Personal information
- Full name: Byron Walter Byrne
- Born: 15 February 1972 (age 54) Sydney, New South Wales, Australia
- Batting: Right-handed
- Bowling: Right-arm off break

Domestic team information
- 1997–2000: Oxford University
- 2000: Oxford Universities

Career statistics
| Competition | First-class |
| Matches | 27 |
| Runs scored | 1,048 |
| Batting average | 26.87 |
| 100s/50s | –/3 |
| Top score | 94 |
| Balls bowled | 2,239 |
| Wickets | 19 |
| Bowling average | 71.15 |
| 5 wickets in innings | – |
| 10 wickets in match | – |
| Best bowling | 3/69 |
| Catches/stumpings | 8/– |
- Source: Cricinfo, 23 May 2020

= Byron Byrne =

Australian cricketer, academic

Byron Walter Byrne (born 15 February 1972) is an Australian academic and former first-class cricketer.

Byrne was born at Sydney in February 1972, but was raised in rural Western Australia. He was educated in Esperance at the Esperance Senior High School, before going up to the University of Western Australia where he studied civil engineering and commerce. He studied for his engineering doctorate in England at Balliol College at the University of Oxford as a Rhodes Scholar. While studying at Oxford, Byrne played first-class cricket for Oxford University, making his debut against Durham at Oxford in 1997. He played first-class cricket for Oxford until 2000, making a total of 26 appearances. As a batsman, he scored a total of 984 runs in these matches, at an average of 26.59 and with a high score of 94, which was one of three half centuries he made.
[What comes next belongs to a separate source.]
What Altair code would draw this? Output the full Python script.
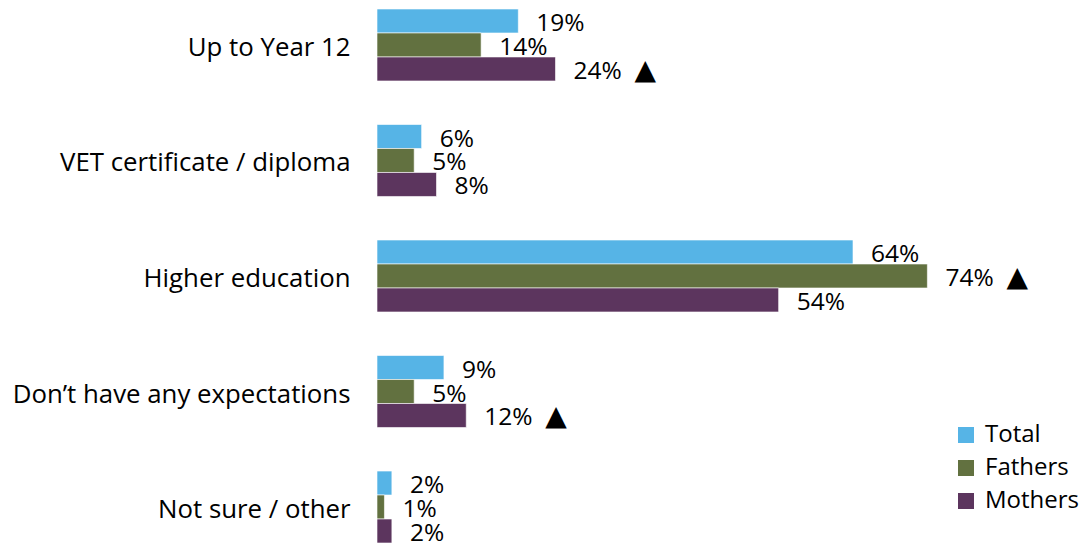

With his right-arm off break bowling, he took 19 wickets with best figures of 3 for 66. In addition to playing for Oxford University, Byrne also made a single first-class appearance for a combined Oxford Universities team against Northamptonshire in 2000.

During his studies at Oxford, Byrne also lectured in engineering in addition to being a 'prize fellow' at Magdalen College. After completing his doctorate, he took up a departmental lecturership Magdalen College, before moving to St Catherine's College in 2005. Byrne was awarded the title of professor of engineering science by the university in 2014 and was awarded a Royal Academy of Engineering Research Chair in 2018. He is a director of Oxford Science Park. He was elected a Fellow of the Royal Academy of Engineering (FREng) in 2021.